• _Task brief_: In the material below, please retype the lines from the very first through the one with "(clientein) at (87,58)", exactly and without pictures.

• _Collected material_:
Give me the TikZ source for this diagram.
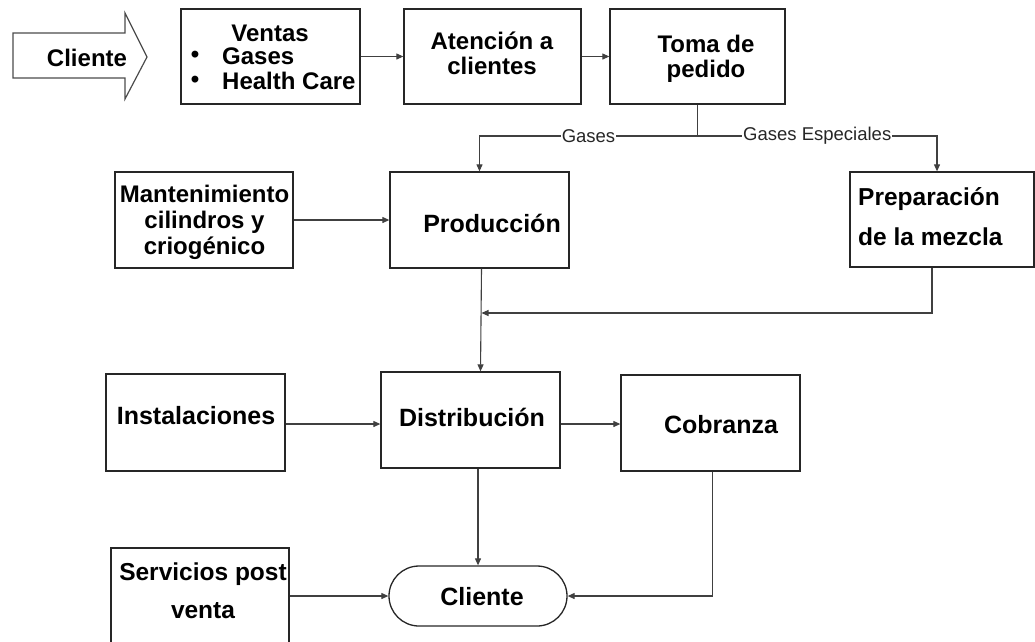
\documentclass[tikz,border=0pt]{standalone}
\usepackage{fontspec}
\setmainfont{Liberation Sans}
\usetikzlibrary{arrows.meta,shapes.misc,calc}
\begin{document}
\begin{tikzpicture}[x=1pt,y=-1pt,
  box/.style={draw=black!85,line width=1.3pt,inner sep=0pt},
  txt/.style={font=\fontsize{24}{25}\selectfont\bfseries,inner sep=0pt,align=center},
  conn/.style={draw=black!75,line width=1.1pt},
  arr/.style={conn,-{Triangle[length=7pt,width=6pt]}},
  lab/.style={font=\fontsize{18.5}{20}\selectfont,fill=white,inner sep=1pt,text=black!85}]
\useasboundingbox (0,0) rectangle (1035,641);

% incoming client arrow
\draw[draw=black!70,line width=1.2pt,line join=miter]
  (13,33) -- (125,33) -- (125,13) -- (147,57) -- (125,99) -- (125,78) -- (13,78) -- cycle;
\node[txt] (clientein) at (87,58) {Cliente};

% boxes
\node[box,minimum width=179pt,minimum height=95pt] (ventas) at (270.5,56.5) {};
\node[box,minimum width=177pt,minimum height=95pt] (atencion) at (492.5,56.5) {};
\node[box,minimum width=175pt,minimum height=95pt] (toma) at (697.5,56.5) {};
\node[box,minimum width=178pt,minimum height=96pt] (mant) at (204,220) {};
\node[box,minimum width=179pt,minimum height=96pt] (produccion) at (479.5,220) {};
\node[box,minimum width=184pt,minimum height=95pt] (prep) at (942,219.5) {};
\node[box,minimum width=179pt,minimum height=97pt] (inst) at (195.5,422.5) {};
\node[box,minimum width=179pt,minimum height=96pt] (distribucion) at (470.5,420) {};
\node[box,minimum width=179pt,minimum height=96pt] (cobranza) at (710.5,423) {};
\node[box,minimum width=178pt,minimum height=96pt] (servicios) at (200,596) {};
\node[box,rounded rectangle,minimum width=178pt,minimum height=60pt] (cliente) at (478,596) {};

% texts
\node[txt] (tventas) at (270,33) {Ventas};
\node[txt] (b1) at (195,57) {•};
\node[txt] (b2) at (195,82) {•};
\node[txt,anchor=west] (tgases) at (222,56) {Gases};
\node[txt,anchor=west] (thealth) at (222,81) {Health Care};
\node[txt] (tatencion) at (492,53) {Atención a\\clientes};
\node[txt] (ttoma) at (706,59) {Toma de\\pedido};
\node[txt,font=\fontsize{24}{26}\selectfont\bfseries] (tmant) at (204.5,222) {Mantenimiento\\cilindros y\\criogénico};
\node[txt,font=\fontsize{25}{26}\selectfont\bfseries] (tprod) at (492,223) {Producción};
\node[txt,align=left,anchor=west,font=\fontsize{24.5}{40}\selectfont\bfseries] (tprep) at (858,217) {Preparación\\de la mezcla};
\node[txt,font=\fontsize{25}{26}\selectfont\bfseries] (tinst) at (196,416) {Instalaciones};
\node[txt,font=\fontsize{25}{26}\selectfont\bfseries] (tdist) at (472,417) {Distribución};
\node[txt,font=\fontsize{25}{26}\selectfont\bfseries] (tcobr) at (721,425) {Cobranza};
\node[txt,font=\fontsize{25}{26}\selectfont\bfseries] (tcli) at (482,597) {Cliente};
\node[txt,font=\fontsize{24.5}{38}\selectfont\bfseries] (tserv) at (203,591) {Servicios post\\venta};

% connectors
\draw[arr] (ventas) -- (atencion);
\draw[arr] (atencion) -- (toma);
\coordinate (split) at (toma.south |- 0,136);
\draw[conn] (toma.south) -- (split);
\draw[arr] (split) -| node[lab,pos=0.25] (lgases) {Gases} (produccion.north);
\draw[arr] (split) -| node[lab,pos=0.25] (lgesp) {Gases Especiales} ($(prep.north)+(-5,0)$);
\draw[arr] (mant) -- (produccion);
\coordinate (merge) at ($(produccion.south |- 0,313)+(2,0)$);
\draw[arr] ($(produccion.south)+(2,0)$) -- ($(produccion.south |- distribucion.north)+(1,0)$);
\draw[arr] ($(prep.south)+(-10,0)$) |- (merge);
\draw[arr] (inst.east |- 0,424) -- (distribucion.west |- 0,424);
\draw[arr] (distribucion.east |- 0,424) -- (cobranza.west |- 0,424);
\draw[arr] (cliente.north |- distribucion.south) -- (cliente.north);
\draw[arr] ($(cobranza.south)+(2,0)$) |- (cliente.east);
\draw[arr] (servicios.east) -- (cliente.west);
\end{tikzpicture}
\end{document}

• _Reply_:
Give me the TikZ source for this diagram.
\documentclass[tikz,border=0pt]{standalone}
\usepackage{fontspec}
\setmainfont{Liberation Sans}
\usetikzlibrary{arrows.meta,shapes.misc,calc}
\begin{document}
\begin{tikzpicture}[x=1pt,y=-1pt,
  box/.style={draw=black!85,line width=1.3pt,inner sep=0pt},
  txt/.style={font=\fontsize{24}{25}\selectfont\bfseries,inner sep=0pt,align=center},
  conn/.style={draw=black!75,line width=1.1pt},
  arr/.style={conn,-{Triangle[length=7pt,width=6pt]}},
  lab/.style={font=\fontsize{18.5}{20}\selectfont,fill=white,inner sep=1pt,text=black!85}]
\useasboundingbox (0,0) rectangle (1035,641);

% incoming client arrow
\draw[draw=black!70,line width=1.2pt,line join=miter]
  (13,33) -- (125,33) -- (125,13) -- (147,57) -- (125,99) -- (125,78) -- (13,78) -- cycle;
\node[txt] (clientein) at (87,58) {Cliente};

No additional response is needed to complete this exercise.